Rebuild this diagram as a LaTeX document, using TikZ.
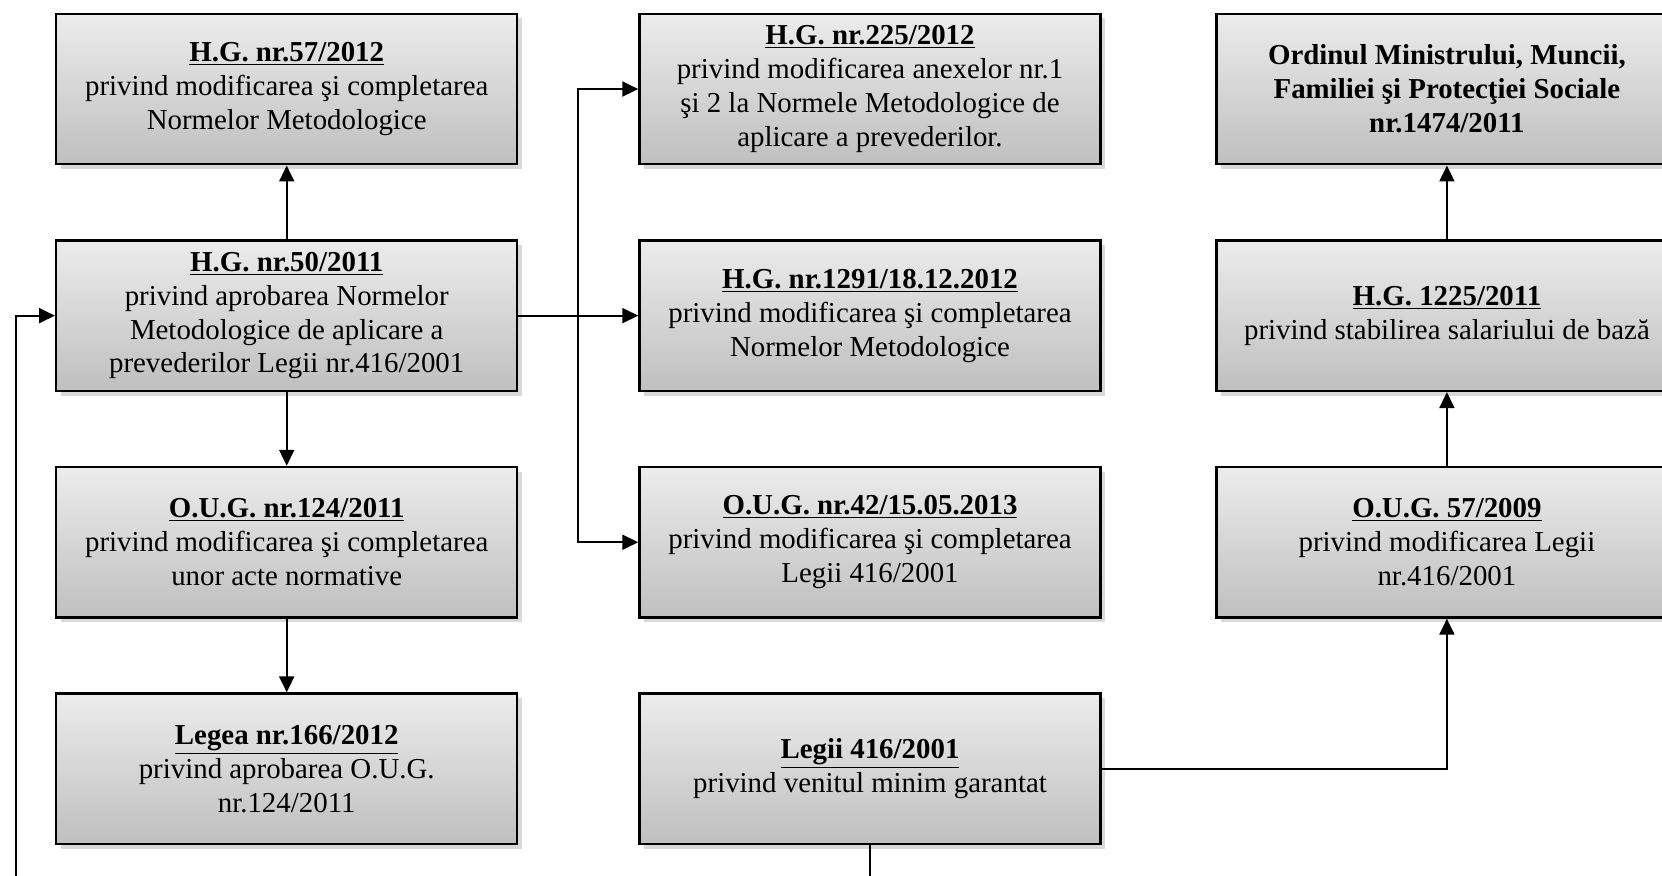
\documentclass[tikz,border=0pt]{standalone}
\usepackage{fontspec}
\setmainfont{Liberation Serif}
\usetikzlibrary{arrows.meta,positioning,shadows,calc}

\newcommand{\actname}[1]{\textbf{\underline{#1}}}

\begin{document}
\begin{tikzpicture}[
    node distance=1.39cm and 2.26cm,
    act/.style={rectangle, draw, line width=1.3pt, top color=gray!15, bottom color=gray!50, minimum width=8.7cm, minimum height=2.84cm, align=center, font=\fontsize{15.5}{18.2}\selectfont, drop shadow={shadow xshift=2.5pt, shadow yshift=-2.5pt, opacity=0.3}},
    edge/.style={-{Triangle[length=0.3cm, width=0.28cm]}, line width=1.2pt}
]
    \useasboundingbox (0,0) rectangle (31.36,-16.52);

    % first column
    \node[act] (hg57) at (5.41,-1.68) {\actname{H.G. nr.57/2012}\\privind modificarea şi completarea\\Normelor Metodologice};
    \node[act, below=of hg57] (hg50) {\actname{H.G. nr.50/2011}\\privind aprobarea Normelor\\Metodologice de aplicare a\\prevederilor Legii nr.416/2001};
    \node[act, below=of hg50] (oug124) {\actname{O.U.G. nr.124/2011}\\privind modificarea şi completarea\\unor acte normative};
    \node[act, below=of oug124] (lege166) {\actname{Legea nr.166/2012}\\privind aprobarea O.U.G.\\nr.124/2011};

    % second column
    \node[act, right=of hg57] (hg225) {\actname{H.G. nr.225/2012}\\privind modificarea anexelor nr.1\\şi 2 la Normele Metodologice de\\aplicare a prevederilor.};
    \node[act, right=of hg50] (hg1291) {\actname{H.G. nr.1291/18.12.2012}\\privind modificarea şi completarea\\Normelor Metodologice};
    \node[act, right=of oug124] (oug42) {\actname{O.U.G. nr.42/15.05.2013}\\privind modificarea şi completarea\\Legii 416/2001};
    \node[act, right=of lege166] (legii416) {\actname{Legii 416/2001}\\privind venitul minim garantat};

    % third column
    \node[act, right=2.14cm of hg225, font=\fontsize{15.5}{18.2}\selectfont\bfseries] (ordin) {Ordinul Ministrului, Muncii,\\Familiei şi Protecţiei Sociale\\nr.1474/2011};
    \node[act, right=2.14cm of hg1291] (hg1225) {\actname{H.G. 1225/2011}\\privind stabilirea salariului de bază};
    \node[act, right=2.14cm of oug42] (oug57) {\actname{O.U.G. 57/2009}\\privind modificarea Legii\\nr.416/2001};

    \coordinate (split) at ($(hg50.east)!0.5!(hg1291.west)$);
    \coordinate (back) at (0.3,-17.2);

    \draw[edge] (hg50) -- (hg57);
    \draw[edge] (hg50) -- (oug124);
    \draw[edge] (oug124) -- (lege166);
    \draw[edge] (hg50) -- (hg1291);
    \draw[edge] (split) |- (hg225.west);
    \draw[edge] (split) |- (oug42.west);
    \draw[edge] (legii416.east) -| (oug57.south);
    \draw[edge] (oug57) -- (hg1225);
    \draw[edge] (hg1225) -- (ordin);
    \draw[edge] (legii416.south) |- (back) |- (hg50.west);
\end{tikzpicture}
\end{document}
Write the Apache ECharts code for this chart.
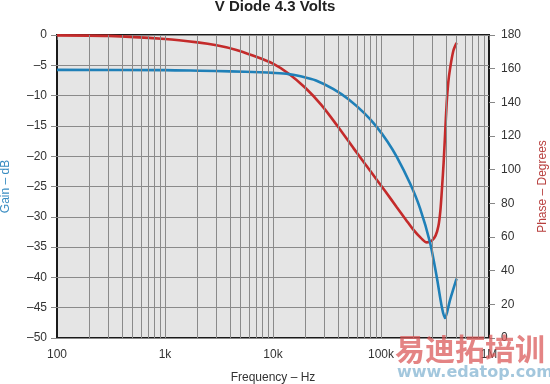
<!DOCTYPE html>
<html>
<head>
<meta charset="utf-8">
<script src="https://cdn.jsdelivr.net/npm/echarts@6/dist/echarts.min.js"></script>
<style>
html,body{margin:0;padding:0;background:#fff;}
#c{width:550px;height:384px;}
</style>
</head>
<body>
<div id="c"></div>
<script>
// ---- data ----
const gainFreq = [100, 1000, 2100, 4000, 7600, 10000, 14000, 18000, 25000, 36000, 50000, 70000, 91200, 115000, 140000, 186000, 230000, 284000, 328000, 365000, 391000, 436000, 501000];
const gainDb   = [-5.75, -5.8, -5.9, -6.0, -6.15, -6.25, -6.45, -6.8, -7.5, -8.9, -10.6, -12.9, -15.15, -17.6, -20.1, -24.5, -28.6, -34.2, -39.9, -44.8, -46.7, -43.7, -40.2];

const phaseFreq = [100, 300, 1000, 2000, 3000, 4500, 6500, 10000, 14000, 20000, 28000, 40000, 56000, 80000, 110000, 140000, 170000, 200000, 235000, 265000, 295000, 320000, 340000, 355000, 368000, 380000, 392000, 406000, 420000, 436000, 467000, 501000];
const phaseDeg  = [179.8, 179.5, 177.6, 175.6, 173.9, 171.3, 167.8, 163.0, 157.0, 148.5, 138.5, 125.5, 112.5, 99, 87, 77.7, 70.3, 64.2, 59.3, 56.8, 57.8, 60.8, 66.5, 76, 90, 104, 121, 140, 152, 160, 170.5, 175.3];

const freqTickLabels = {100: '100', 1000: '1k', 10000: '10k', 100000: '100k', 1000000: '1M'};
const gridFreqs = [200,300,400,500,600,700,800,900,1000,2000,3000,4000,5000,6000,7000,8000,9000,10000,20000,30000,40000,50000,60000,70000,80000,90000,100000,200000,300000,400000,500000,600000,700000,800000,900000];

const title = 'V Diode 4.3 Volts';
const xName = 'Frequency – Hz';
const yLeftName = 'Gain – dB';
const yRightName = 'Phase – Degrees';

// ---- chart ----
const pairs = (xs, ys) => xs.map((x, i) => [x, ys[i]]);
const chart = echarts.init(document.getElementById('c'), null, {renderer: 'canvas'});
const font = "'Liberation Sans', Arial, sans-serif";

chart.setOption({
  animation: false,
  backgroundColor: '#ffffff',
  textStyle: {fontFamily: font},
  title: {
    text: title, left: 'center', top: -1, padding: 0,
    textStyle: {fontSize: 15, fontWeight: 'bold', color: '#222', fontFamily: font}
  },
  grid: {
    left: 57, right: 61, top: 35, bottom: 46,
    containLabel: false, outerBoundsMode: 'none',
    show: true, backgroundColor: '#e5e5e5', borderColor: '#1a1a1a', borderWidth: 2
  },
  xAxis: {
    type: 'log', logBase: 10, min: 100, max: 1000000,
    name: xName, nameLocation: 'middle', nameGap: 34,
    nameTextStyle: {fontSize: 12, color: '#333', fontFamily: font},
    axisLine: {show: false},
    axisTick: {show: true, length: 5, lineStyle: {color: '#666'}},
    axisLabel: {fontSize: 12, color: '#333', margin: 11, formatter: v => freqTickLabels[Math.round(v)] || ''},
    splitLine: {show: false}
  },
  yAxis: [{
    type: 'value', min: -50, max: 0, interval: 5, position: 'left',
    name: yLeftName, nameLocation: 'middle', nameGap: 45, nameRotate: 90,
    nameTextStyle: {fontSize: 12, color: '#3a8dc2', fontFamily: font},
    axisLine: {show: false},
    axisTick: {show: true, length: 6, lineStyle: {color: '#888'}},
    axisLabel: {fontSize: 12, color: '#333', margin: 10, formatter: v => v === 0 ? '0' : '–' + Math.abs(v)},
    splitLine: {show: true, lineStyle: {color: '#8a8a8a', width: 1}}
  }, {
    type: 'value', min: 0, max: 180, interval: 20, position: 'right',
    name: yRightName, nameLocation: 'middle', nameGap: 48, nameRotate: 90,
    nameTextStyle: {fontSize: 12, color: '#b8403f', fontFamily: font},
    axisLine: {show: false},
    axisTick: {show: true, length: 6, lineStyle: {color: '#888'}},
    axisLabel: {fontSize: 12, color: '#333', margin: 12},
    splitLine: {show: false}
  }],
  series: [{
    name: 'grid', type: 'line', data: [], z: 1, silent: true,
    markLine: {
      silent: true, symbol: 'none', animation: false,
      label: {show: false},
      lineStyle: {color: '#8a8a8a', width: 1, type: 'solid'},
      emphasis: {disabled: true},
      data: gridFreqs.map(v => ({xAxis: v}))
    }
  }, {
    name: 'Phase', type: 'line', yAxisIndex: 1, z: 3,
    data: pairs(phaseFreq, phaseDeg), smooth: 0.3, showSymbol: false,
    lineStyle: {color: '#c42b2b', width: 2.6}
  }, {
    name: 'Gain', type: 'line', yAxisIndex: 0, z: 4,
    data: pairs(gainFreq, gainDb), smooth: 0.3, showSymbol: false,
    lineStyle: {color: '#1f80b8', width: 2.6}
  }],
  graphic: [{
    type: 'text', left: 395, top: 334, z: 100, silent: true,
    style: {text: '易迪拓培训', font: "bold 30px 'Noto Sans CJK SC'", fill: 'rgba(218,85,85,0.72)'}
  }, {
    type: 'text', left: 397, top: 365, z: 100, silent: true,
    style: {text: 'www.edatop.com', font: "bold 16px 'DejaVu Sans'", fill: 'rgba(140,185,212,0.8)'}
  }]
});
</script>
</body>
</html>
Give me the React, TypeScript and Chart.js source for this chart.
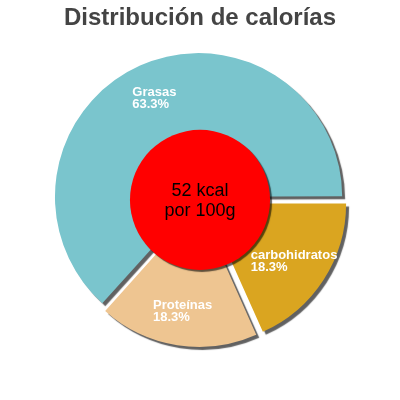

▸ Exercise objective
Repeat, exactly and in full, each line from the start of the data to the line that contains "(0,0) rectangle (31.36,-16.52);". Pictures do not go in.

▸ Worked solution
Rebuild this diagram as a LaTeX document, using TikZ.
\documentclass[tikz,border=0pt]{standalone}
\usepackage{fontspec}
\setmainfont{Liberation Serif}
\usetikzlibrary{arrows.meta,positioning,shadows,calc}

\newcommand{\actname}[1]{\textbf{\underline{#1}}}

\begin{document}
\begin{tikzpicture}[
    node distance=1.39cm and 2.26cm,
    act/.style={rectangle, draw, line width=1.3pt, top color=gray!15, bottom color=gray!50, minimum width=8.7cm, minimum height=2.84cm, align=center, font=\fontsize{15.5}{18.2}\selectfont, drop shadow={shadow xshift=2.5pt, shadow yshift=-2.5pt, opacity=0.3}},
    edge/.style={-{Triangle[length=0.3cm, width=0.28cm]}, line width=1.2pt}
]
    \useasboundingbox (0,0) rectangle (31.36,-16.52);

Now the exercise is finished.